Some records
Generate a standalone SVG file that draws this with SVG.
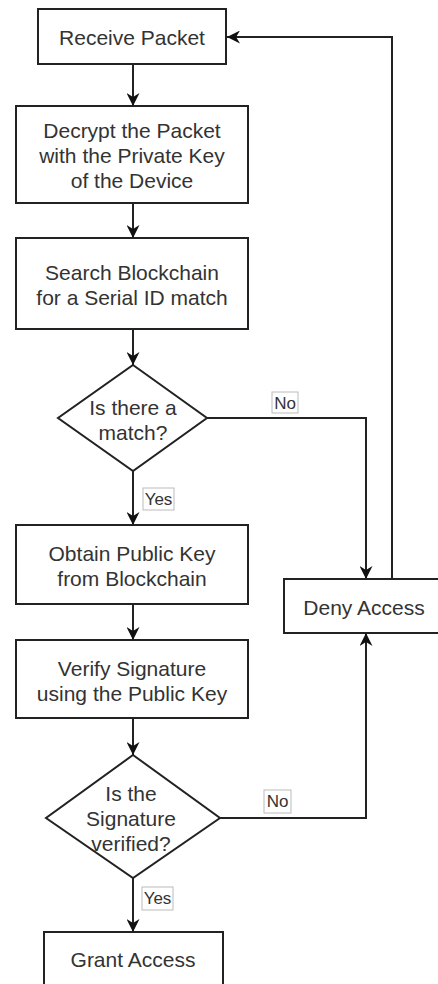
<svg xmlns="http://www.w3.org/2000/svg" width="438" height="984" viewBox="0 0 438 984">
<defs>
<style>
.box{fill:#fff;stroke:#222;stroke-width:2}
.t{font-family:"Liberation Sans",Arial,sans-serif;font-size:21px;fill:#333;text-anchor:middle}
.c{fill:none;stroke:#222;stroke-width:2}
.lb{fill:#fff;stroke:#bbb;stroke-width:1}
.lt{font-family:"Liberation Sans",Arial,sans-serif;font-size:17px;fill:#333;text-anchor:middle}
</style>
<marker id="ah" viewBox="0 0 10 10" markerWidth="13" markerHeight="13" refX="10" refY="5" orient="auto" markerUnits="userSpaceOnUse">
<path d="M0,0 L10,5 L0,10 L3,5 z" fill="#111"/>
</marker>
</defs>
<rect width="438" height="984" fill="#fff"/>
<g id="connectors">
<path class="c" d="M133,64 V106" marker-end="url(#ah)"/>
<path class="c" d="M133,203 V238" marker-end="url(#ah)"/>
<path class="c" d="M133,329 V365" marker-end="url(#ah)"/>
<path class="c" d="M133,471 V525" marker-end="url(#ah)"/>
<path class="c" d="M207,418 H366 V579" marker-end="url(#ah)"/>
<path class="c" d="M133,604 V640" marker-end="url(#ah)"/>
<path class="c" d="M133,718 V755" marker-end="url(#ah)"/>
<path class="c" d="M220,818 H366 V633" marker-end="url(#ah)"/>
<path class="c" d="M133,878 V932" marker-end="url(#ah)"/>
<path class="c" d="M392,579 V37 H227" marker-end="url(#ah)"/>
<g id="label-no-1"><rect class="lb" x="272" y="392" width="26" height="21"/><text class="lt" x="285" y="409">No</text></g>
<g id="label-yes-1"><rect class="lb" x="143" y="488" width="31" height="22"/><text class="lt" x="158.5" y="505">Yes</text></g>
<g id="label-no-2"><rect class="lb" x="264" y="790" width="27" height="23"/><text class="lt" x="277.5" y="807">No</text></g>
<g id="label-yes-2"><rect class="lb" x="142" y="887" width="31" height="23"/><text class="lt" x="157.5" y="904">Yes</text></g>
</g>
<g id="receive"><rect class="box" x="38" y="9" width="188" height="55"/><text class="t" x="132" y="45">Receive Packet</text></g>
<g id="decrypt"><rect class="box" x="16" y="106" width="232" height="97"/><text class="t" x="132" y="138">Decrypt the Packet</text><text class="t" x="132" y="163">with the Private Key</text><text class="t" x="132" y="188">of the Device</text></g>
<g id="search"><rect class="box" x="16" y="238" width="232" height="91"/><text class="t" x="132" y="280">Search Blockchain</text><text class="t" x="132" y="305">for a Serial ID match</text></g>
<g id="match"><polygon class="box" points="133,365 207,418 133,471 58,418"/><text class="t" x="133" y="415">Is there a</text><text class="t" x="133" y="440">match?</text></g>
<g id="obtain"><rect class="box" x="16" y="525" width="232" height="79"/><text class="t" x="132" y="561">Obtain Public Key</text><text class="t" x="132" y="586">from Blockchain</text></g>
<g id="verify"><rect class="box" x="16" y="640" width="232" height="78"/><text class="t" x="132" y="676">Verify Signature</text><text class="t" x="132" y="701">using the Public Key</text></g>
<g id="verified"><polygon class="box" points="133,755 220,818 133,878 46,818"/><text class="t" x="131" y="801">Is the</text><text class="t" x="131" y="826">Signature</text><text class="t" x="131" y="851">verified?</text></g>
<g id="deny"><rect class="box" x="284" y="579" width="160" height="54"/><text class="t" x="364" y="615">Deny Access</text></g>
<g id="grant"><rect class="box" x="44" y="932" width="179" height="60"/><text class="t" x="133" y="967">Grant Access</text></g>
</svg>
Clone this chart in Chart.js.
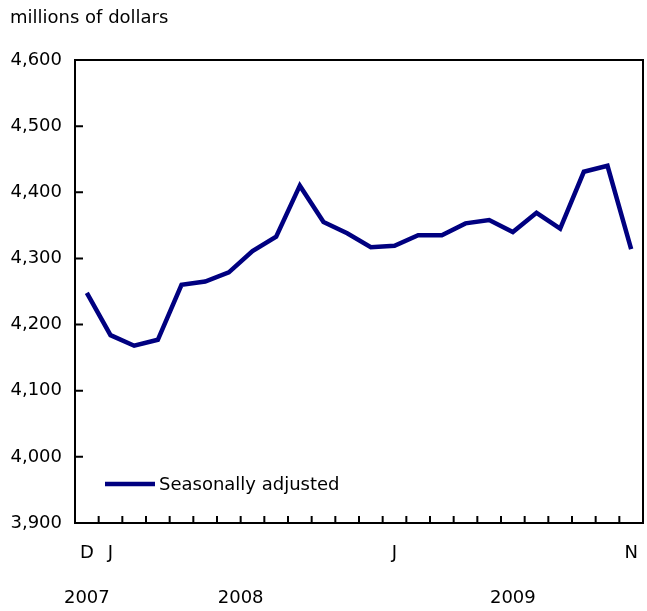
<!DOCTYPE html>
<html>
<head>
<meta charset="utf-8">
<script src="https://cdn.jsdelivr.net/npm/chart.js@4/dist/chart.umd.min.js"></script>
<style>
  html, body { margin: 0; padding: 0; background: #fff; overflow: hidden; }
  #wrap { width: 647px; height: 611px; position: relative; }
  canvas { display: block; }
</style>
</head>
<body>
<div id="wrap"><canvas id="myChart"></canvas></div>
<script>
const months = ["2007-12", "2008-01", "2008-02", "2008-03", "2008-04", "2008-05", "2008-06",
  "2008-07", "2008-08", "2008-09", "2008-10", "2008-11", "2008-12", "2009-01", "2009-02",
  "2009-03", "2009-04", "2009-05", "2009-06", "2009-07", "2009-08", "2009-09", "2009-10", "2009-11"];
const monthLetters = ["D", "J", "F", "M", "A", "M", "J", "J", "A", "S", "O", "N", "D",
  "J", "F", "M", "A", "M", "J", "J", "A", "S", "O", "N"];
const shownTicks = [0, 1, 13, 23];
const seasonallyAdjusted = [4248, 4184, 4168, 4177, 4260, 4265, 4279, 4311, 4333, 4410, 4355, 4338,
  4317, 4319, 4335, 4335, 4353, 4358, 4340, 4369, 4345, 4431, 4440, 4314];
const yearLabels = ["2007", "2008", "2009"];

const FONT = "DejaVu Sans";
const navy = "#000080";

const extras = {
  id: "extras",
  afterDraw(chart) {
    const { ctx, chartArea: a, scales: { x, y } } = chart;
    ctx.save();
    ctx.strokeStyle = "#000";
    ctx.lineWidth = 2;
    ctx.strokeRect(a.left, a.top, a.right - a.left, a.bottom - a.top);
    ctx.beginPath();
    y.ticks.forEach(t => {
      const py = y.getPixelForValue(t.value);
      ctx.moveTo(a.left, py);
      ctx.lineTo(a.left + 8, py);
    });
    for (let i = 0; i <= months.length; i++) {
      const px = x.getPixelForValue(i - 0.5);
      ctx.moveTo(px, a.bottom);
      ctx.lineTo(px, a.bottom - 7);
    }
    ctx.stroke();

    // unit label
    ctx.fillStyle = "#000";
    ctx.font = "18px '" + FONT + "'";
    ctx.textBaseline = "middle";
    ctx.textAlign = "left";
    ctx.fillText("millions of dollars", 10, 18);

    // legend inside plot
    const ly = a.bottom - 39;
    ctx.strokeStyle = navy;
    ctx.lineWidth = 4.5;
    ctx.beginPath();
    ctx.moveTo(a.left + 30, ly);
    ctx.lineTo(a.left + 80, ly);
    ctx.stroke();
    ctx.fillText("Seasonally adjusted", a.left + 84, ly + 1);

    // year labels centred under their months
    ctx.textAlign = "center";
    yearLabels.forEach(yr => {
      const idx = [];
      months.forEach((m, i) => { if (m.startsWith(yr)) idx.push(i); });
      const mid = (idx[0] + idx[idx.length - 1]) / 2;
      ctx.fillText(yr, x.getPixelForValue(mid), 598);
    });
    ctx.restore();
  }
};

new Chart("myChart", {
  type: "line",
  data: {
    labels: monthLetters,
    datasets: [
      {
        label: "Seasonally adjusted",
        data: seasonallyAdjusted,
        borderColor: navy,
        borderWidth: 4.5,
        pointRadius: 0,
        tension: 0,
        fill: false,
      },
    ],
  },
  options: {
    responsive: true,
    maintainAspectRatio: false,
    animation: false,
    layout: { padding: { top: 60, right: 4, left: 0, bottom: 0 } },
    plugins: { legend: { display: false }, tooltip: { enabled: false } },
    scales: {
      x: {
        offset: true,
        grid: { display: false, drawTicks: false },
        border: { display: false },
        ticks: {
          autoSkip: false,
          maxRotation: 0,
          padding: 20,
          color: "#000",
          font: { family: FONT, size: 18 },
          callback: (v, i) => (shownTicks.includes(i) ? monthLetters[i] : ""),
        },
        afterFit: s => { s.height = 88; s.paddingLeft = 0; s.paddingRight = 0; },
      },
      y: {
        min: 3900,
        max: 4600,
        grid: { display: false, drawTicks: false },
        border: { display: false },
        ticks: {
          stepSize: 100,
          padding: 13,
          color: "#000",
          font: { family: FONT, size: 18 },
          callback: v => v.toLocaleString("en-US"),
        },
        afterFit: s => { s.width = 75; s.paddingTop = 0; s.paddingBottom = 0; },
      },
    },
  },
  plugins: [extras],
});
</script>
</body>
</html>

■ **Written task**: Using the listing above, show every line that includes the string "this".

■ **Reply to the exercise**:
Generate a standalone SVG file that draws this with SVG.
Clone this chart in Chart.js.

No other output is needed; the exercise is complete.